As the June Climate Meetings (SB62) enter the final stretch, the Least Developed Countries (LDC) Group on Climate Change have raised an alarm over a perceived slow and insufficient pace of global climate action. According to the group, current efforts are dangerously inadequate to protect the more than one billion people represented and who live on the frontlines of the climate crisis.

The organisation expressed concern over the continued delay in submitting updated and ambitious 1.5°C-aligned Nationally Determined Contributions (NDCs) – especially by countries whose emissions reductions are critical to closing the gap – and the lack of ambition in many of those submitted to date. At the same time, progress on finalising measurable indicators for the Global Goal on Adaptation (GGA) remains worryingly stagnant, added the LDC.

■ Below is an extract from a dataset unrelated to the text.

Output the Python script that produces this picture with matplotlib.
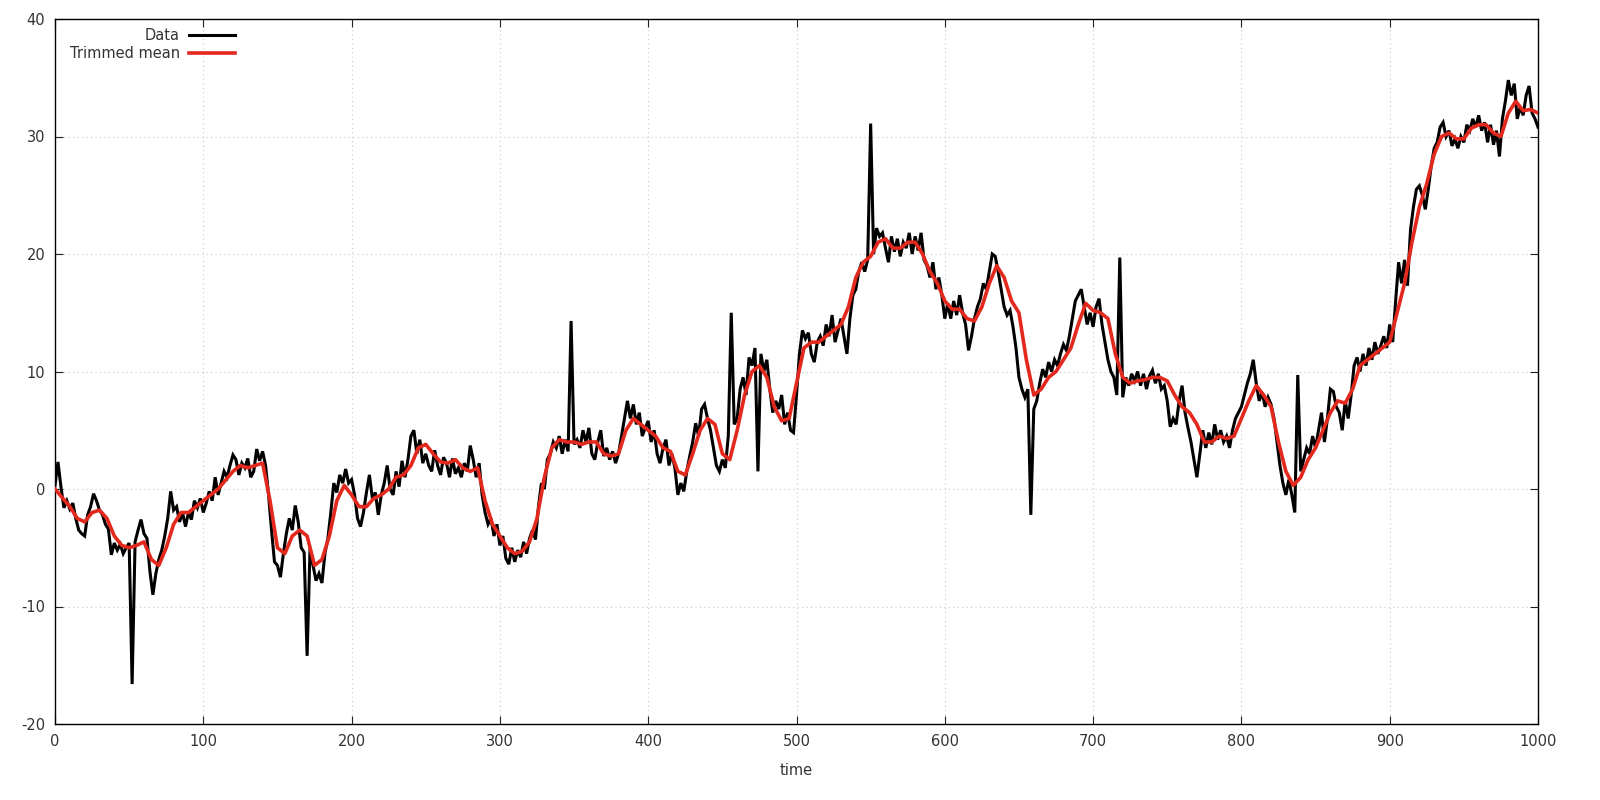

“We are already enduring the most devastating consequences of climate change, cyclones, floods, droughts yet support continues to arrive too little and too late,” said Evans Njewa, Chair of the LDC Group. “The decisions made here in Bonn must reflect the urgency of our reality. Time is not on our side.”
As Parties approach the 2025 deadline for submitting new or updated NDCs, the LDC Group reiterated its call for NDCs that align with the 1.5°C temperature goal and reflect each country’s fair share of the global effort. With only 24 Parties having submitted their NDCs to date, the group urged developed countries and major emitters to lead by example through timely, science-based, and adequately financed submissions.
On climate finance, the LDC expressed disappointment at the outcome of the New Collective Quantified Goal (NCQG), with weak and vague commitments that risk failing to scale-up funding and improve access to climate finance, particularly for vulnerable countries.
“The finance flows we are seeing do not match the scale of the crisis. We urge the COP30 Presidency to ensure a transparent and credible roadmap toward delivering $1.3 trillion in climate finance by 2035. This roadmap must provide clarity on sources, timelines, and accountability mechanisms,” said Njewa.
He stressed that the current goal on adaptation is disconnected from the realities faced in vulnerable countries. As a concrete outcome of this session and COP30 in Belém, he called for a commitment to triple adaptation finance by 2030.
As negotiations on the Global Goal on Adaptation (GGA) continue, the LDC called for the establishment of robust indicators to measure progress across key sectors such as food, water, health, biodiversity, and resilient infrastructure.
It opposed attempts to dilute accountability by excluding indicators that reveal gaps in support or capacity.
“For us, success on the GGA will not be defined by the length of agreed text – but by lives saved and futures secured. We must track the means of implementation to ensure real progress.”
Four years since its establishment, the Mitigation Work Programme designed to urgently scale up ambition and action in this critical decade has severely drifted off track, observed that group, adding: “We are on a bumpy trajectory that could collapse this process as we note persistent resistance to addressing mitigation issues holistically, especially those linked to finance.”
The LDC added: “On Just Transition, we emphasise that our priorities differ significantly from those of developed economies. For us, a just transition means universal access to clean energy, enhanced energy security, green jobs, and most urgently comprehensive debt reform for our economies, many of which are facing unsustainable debt burdens.
“The UAE Just Transition Work Programme must not become a one-size-fits-all framework. If it is fit for purpose, it must centre the voices, needs, and realities of LDCs.
“We believe the road to COP30 offers a critical opportunity to restore trust in the multilateral climate process. That trust is hanging in balance. To rebuild it, developed countries must lead with ambition, finance, and fairness for effective implementation.
“We are committed to advancing the work here at SB62 and beyond. The world cannot afford to let the most vulnerable fall through the cracks.”